Records with drawing code
"""

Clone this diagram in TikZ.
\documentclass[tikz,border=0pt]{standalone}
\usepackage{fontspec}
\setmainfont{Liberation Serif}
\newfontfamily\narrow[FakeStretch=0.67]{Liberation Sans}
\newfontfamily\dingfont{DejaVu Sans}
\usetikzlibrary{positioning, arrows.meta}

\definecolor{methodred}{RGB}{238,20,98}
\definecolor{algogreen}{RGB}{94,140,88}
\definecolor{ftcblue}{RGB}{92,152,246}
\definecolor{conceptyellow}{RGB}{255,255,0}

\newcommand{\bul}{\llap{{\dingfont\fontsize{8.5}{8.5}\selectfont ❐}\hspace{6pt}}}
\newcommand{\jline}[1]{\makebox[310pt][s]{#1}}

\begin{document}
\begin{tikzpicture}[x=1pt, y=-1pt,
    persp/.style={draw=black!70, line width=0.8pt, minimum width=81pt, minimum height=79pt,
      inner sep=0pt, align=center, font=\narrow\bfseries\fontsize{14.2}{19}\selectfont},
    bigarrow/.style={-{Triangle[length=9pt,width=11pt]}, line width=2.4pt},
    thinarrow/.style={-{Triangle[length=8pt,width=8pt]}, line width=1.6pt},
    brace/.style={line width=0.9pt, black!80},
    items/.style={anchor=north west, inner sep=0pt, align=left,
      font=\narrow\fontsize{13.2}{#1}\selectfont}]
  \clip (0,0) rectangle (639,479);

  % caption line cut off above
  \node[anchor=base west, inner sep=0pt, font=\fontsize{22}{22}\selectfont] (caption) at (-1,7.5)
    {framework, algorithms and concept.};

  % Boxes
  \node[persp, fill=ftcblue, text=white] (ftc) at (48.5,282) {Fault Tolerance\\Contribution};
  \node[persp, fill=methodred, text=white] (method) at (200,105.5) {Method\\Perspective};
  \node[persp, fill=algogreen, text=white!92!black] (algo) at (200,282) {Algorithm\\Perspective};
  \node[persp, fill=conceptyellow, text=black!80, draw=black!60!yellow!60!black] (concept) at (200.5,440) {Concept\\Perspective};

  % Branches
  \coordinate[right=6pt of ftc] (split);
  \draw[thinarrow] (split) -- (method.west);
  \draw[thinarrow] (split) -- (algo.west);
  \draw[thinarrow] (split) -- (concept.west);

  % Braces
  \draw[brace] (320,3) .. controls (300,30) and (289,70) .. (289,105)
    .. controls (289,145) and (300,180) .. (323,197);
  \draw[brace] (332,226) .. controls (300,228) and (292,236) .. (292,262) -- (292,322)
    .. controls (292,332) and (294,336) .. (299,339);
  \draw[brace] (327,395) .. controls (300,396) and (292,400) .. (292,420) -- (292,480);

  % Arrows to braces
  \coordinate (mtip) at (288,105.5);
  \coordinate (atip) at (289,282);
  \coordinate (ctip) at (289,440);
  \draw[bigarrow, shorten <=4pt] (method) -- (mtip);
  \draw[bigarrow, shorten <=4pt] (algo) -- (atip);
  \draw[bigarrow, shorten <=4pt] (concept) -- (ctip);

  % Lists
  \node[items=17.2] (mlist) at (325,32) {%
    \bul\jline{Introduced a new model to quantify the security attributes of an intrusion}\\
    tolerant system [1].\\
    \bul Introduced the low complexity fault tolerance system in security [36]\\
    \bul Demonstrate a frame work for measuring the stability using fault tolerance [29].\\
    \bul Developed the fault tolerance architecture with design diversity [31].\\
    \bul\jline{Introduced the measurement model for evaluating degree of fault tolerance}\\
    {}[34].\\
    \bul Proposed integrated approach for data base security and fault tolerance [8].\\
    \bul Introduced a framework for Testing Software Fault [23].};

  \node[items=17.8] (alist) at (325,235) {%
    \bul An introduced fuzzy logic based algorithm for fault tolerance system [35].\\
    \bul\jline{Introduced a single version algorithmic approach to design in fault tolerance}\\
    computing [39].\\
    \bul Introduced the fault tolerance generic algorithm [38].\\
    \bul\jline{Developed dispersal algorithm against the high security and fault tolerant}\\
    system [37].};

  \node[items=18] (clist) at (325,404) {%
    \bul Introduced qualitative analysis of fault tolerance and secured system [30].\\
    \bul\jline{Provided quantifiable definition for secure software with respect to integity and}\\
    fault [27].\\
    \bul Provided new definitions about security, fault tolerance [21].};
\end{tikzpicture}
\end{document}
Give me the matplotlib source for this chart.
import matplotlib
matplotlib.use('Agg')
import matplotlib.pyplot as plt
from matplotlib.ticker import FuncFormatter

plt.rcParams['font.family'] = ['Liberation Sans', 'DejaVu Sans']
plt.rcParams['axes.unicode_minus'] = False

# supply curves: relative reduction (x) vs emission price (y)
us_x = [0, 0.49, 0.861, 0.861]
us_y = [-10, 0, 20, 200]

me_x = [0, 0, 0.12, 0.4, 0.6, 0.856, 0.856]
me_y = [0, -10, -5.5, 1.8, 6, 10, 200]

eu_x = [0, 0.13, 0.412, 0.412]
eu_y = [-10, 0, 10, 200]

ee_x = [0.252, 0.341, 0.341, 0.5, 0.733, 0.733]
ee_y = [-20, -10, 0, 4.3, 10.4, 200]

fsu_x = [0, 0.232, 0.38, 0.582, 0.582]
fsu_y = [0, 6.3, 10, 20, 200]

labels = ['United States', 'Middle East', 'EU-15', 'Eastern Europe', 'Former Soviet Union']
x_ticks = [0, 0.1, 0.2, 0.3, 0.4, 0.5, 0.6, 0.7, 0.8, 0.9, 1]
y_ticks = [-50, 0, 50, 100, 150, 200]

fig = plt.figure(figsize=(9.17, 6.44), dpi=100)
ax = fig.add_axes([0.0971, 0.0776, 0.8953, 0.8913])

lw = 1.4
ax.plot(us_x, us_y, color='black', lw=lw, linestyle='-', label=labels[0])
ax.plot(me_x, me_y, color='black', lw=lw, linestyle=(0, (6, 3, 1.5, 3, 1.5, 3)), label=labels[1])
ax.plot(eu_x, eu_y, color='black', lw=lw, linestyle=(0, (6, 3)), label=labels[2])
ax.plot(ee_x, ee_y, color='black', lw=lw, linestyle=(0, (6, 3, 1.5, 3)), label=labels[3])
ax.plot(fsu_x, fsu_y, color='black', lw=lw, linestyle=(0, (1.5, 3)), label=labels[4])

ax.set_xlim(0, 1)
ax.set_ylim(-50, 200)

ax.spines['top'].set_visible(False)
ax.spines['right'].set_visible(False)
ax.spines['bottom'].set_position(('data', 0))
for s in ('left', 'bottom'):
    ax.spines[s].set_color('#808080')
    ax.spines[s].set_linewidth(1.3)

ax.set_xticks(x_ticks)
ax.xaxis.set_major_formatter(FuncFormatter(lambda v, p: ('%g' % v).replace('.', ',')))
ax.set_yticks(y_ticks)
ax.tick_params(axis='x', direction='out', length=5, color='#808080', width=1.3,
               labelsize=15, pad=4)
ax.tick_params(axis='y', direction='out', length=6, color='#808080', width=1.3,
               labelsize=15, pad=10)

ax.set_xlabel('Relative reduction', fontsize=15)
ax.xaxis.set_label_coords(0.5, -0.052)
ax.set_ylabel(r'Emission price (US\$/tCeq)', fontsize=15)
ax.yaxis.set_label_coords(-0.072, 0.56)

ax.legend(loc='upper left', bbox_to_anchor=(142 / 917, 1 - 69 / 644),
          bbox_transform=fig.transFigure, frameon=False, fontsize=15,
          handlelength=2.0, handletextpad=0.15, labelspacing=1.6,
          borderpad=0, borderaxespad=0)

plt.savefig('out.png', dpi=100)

"""

## Exercise aim
Copy exactly the lines from the top of the entries through the line with "text=black!80, draw=black!60!yellow!60!black] (concept)" in it, please, keeping both ends and adding nothing.

## Task solution
Clone this diagram in TikZ.
\documentclass[tikz,border=0pt]{standalone}
\usepackage{fontspec}
\setmainfont{Liberation Serif}
\newfontfamily\narrow[FakeStretch=0.67]{Liberation Sans}
\newfontfamily\dingfont{DejaVu Sans}
\usetikzlibrary{positioning, arrows.meta}

\definecolor{methodred}{RGB}{238,20,98}
\definecolor{algogreen}{RGB}{94,140,88}
\definecolor{ftcblue}{RGB}{92,152,246}
\definecolor{conceptyellow}{RGB}{255,255,0}

\newcommand{\bul}{\llap{{\dingfont\fontsize{8.5}{8.5}\selectfont ❐}\hspace{6pt}}}
\newcommand{\jline}[1]{\makebox[310pt][s]{#1}}

\begin{document}
\begin{tikzpicture}[x=1pt, y=-1pt,
    persp/.style={draw=black!70, line width=0.8pt, minimum width=81pt, minimum height=79pt,
      inner sep=0pt, align=center, font=\narrow\bfseries\fontsize{14.2}{19}\selectfont},
    bigarrow/.style={-{Triangle[length=9pt,width=11pt]}, line width=2.4pt},
    thinarrow/.style={-{Triangle[length=8pt,width=8pt]}, line width=1.6pt},
    brace/.style={line width=0.9pt, black!80},
    items/.style={anchor=north west, inner sep=0pt, align=left,
      font=\narrow\fontsize{13.2}{#1}\selectfont}]
  \clip (0,0) rectangle (639,479);

  % caption line cut off above
  \node[anchor=base west, inner sep=0pt, font=\fontsize{22}{22}\selectfont] (caption) at (-1,7.5)
    {framework, algorithms and concept.};

  % Boxes
  \node[persp, fill=ftcblue, text=white] (ftc) at (48.5,282) {Fault Tolerance\\Contribution};
  \node[persp, fill=methodred, text=white] (method) at (200,105.5) {Method\\Perspective};
  \node[persp, fill=algogreen, text=white!92!black] (algo) at (200,282) {Algorithm\\Perspective};
  \node[persp, fill=conceptyellow, text=black!80, draw=black!60!yellow!60!black] (concept) at (200.5,440) {Concept\\Perspective};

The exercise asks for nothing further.